Using a higher temperature can lead to quicker browning and a slightly crispier texture. However, be mindful of burning, especially if your oven runs hot. Monitor the carrots closely and adjust the temperature as needed to achieve the desired level of tenderness and browning.

How should I cut my carrots for roasting to ensure they cook evenly?

For even roasting, cut your carrots into uniform sizes and shapes. Aim for pieces that are approximately ½ to ¾ inch thick, whether you choose to slice them into rounds, sticks, or diagonal pieces. Consistent sizing ensures that all the pieces cook at the same rate.

Avoid cutting some pieces significantly larger than others, as the bigger pieces will remain harder while the smaller ones might become overcooked or burnt.
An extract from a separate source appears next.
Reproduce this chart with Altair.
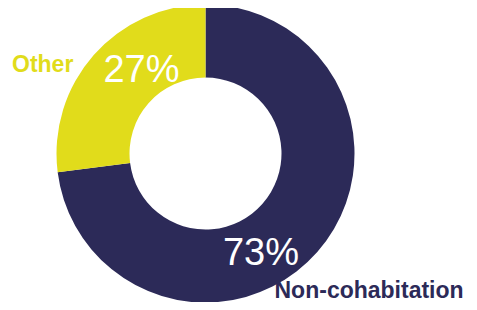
import altair as alt
import pandas as pd
import math

categories = ["Non-cohabitation", "Other"]
values = [73, 27]
pct_labels = ["73%", "27%"]
colors = ["#2c2a58", "#e1dc1b"]

df = pd.DataFrame({"cat": categories, "value": values, "pct": pct_labels, "ord": [0, 1]})

CX, CY = 197.5, 145.5
R_OUT, R_IN = 149, 76
R_LBL = 112

theta_scale = alt.Scale(domain=[0, 100], range=[0, 2 * math.pi])
color_scale = alt.Scale(domain=categories, range=colors)

base = alt.Chart(df).transform_window(
    cum="sum(value)", sort=[alt.SortField("ord")]
).transform_calculate(
    start="datum.cum - datum.value", mid="datum.cum - datum.value/2"
)

arc = base.mark_arc(radius=R_OUT, radius2=R_IN, stroke=None).encode(
    theta=alt.Theta("start:Q", scale=theta_scale),
    theta2=alt.Theta2("cum:Q"),
    color=alt.Color("cat:N", scale=color_scale, legend=None),
    x=alt.value(CX), y=alt.value(CY),
)

def label(cat, field, dx, dy, size, weight, color, align):
    return base.transform_filter(alt.datum.cat == cat).mark_text(
        radius=R_LBL, dx=dx, dy=dy, fontSize=size, fontWeight=weight,
        font="Liberation Sans", align=align, baseline="alphabetic", color=color,
    ).encode(
        theta=alt.Theta("mid:Q", scale=theta_scale),
        text=alt.Text(f"{field}:N"),
        x=alt.value(CX), y=alt.value(CY),
    )

t27 = label("Other", "pct", 20, 2.6, 38, "normal", "white", "center")
t73 = label("Non-cohabitation", "pct", -28.5, 37.4, 38, "normal", "white", "center")
tOther = label("Other", "cat", -109.5, -7.4, 23, "bold", colors[1], "left")
tNon = label("Non-cohabitation", "cat", -15, 70, 23, "bold", colors[0], "left")

chart = alt.layer(arc, t27, t73, tOther, tNon).properties(
    width=461, height=294, autosize=alt.AutoSizeParams(type="none"), padding=0
).configure_view(stroke=None)

chart.save("out.html", embed_options={"renderer": "svg", "actions": False})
If you’re using a mix of large and small carrots, adjust the cutting to compensate for the size difference.

What type of oil is best for roasting carrots, and how much should I use?

Oils with high smoke points are ideal for roasting carrots, as they can withstand the high oven temperatures without breaking down and producing unpleasant flavors. Good options include olive oil, avocado oil, coconut oil, and vegetable oil. The choice often depends on your personal preference.

Use enough oil to lightly coat the carrots, typically about 1-2 tablespoons per pound of carrots. This ensures that the carrots develop a nice golden-brown color and tender texture. Too little oil can lead to dryness, while too much can make them greasy.

Should I blanch the carrots before roasting them?

Blanching carrots before roasting is optional, but it can help achieve a more tender result, especially if you’re dealing with particularly thick or tough carrots. Blanching involves briefly boiling the carrots for a few minutes (around 5-7 minutes) until they are slightly softened, then immediately plunging them into an ice bath to stop the cooking process.

This pre-cooking step ensures that the carrots will be more likely to cook through evenly in the oven and prevents them from remaining hard or undercooked. However, if you prefer a slightly firmer texture or are using young, tender carrots, blanching may not be necessary.

How do I prevent my roasted carrots from becoming mushy?

To avoid mushy roasted carrots, ensure that you’re not overcrowding the baking sheet. Overcrowding steams the carrots, preventing them from caramelizing and resulting in a soft, mushy texture. Use a large enough baking sheet or roast in batches to allow for proper airflow around each piece.

Also, avoid overcooking the carrots. Monitor them closely in the oven and check for doneness by piercing them with a fork. They should be tender but still slightly firm to the bite. Remove them from the oven as soon as they reach the desired level of tenderness.

What are some seasoning options to enhance the flavor of roasted carrots?

Roasted carrots are incredibly versatile and can be seasoned in numerous ways to suit different palates. Simple seasonings like salt, pepper, garlic powder, and onion powder are a great starting point. Herbs such as thyme, rosemary, and oregano add a savory depth.

For a touch of sweetness, consider adding a drizzle of maple syrup or honey towards the end of roasting. Spices like cumin, coriander, and smoked paprika provide warmth and complexity. Experiment with different combinations to discover your favorite flavor profiles.